The unit is concentrating on asset valuation, performance and ADV misrepresentation, disclosure of conflicts of interest, and compliance infrastructure, according to Mr. Kaplan.

Few suspect that the SEC is picking on investment advisers. Instead, they are being caught up in a general enforcement push.

“The enforcement division under Bob Khuzami is extremely active right now,” said Todd Cipperman, principal at Cipperman Compliance Services LLC. “Investment advisers are going to feel some of the pain of the enforcement activity.”

By Wall Street standards, the penalties levied in the compliance procedure cases weren’t huge.

Omni Investment Advisors Inc. was charged with failing to institute written compliance policies and procedures after being warned by the SEC to do so. It also lacked a written code of ethics.

Omni’s owner, Gary R. Beynon, agreed to pay a $50,000 penalty.

PSYCHOLOGICAL IMPACT

Feltl & Co. Inc. agreed to pay a $50,000 penalty and return $142,000 to investors after the SEC found that it didn’t adopt and implement written compliance procedures. Asset Advisors LLC paid a $20,000 fine for failing to adopt a compliance program.

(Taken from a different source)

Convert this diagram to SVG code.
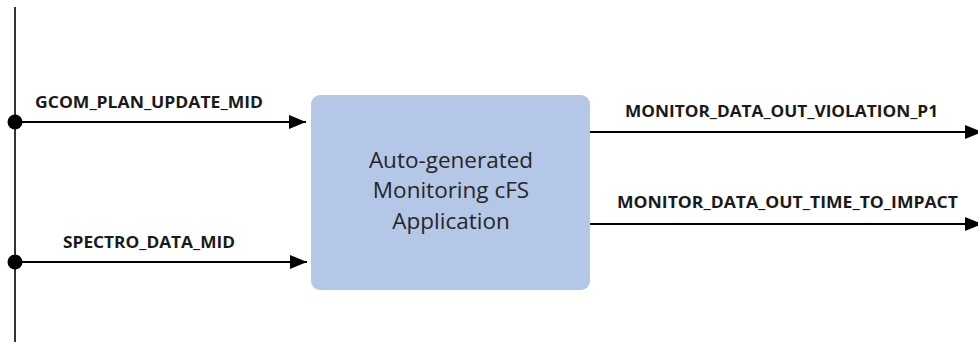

Although the fines were minimal, their psychological impact could be substantial, said Steve Thomas, director of Lexington Compliance.

“The press release is going to do more for the SEC than the actual actions,” said Mr. Thomas, chief compliance examiner in the South Dakota Division of Securities.

But even modest penalties could rock tiny investment advisory firms.

“If you dished out a $50,000 fine and $100,000 in customer restitution to a small firm, they’re done,” Mr. Thomas said.

The best way for investment advisers to protect themselves from stepped-up SEC enforcement is to take compliance seriously, Mr. Cipperman said.

“It’s not enough to say: “We do the right thing,’” he said. “You have to have documented policies and procedures, a good testing program and professional staff.”

“If you don’t [self-]report, there is now a much higher probability the SEC will find out,” Jordan Thomas said.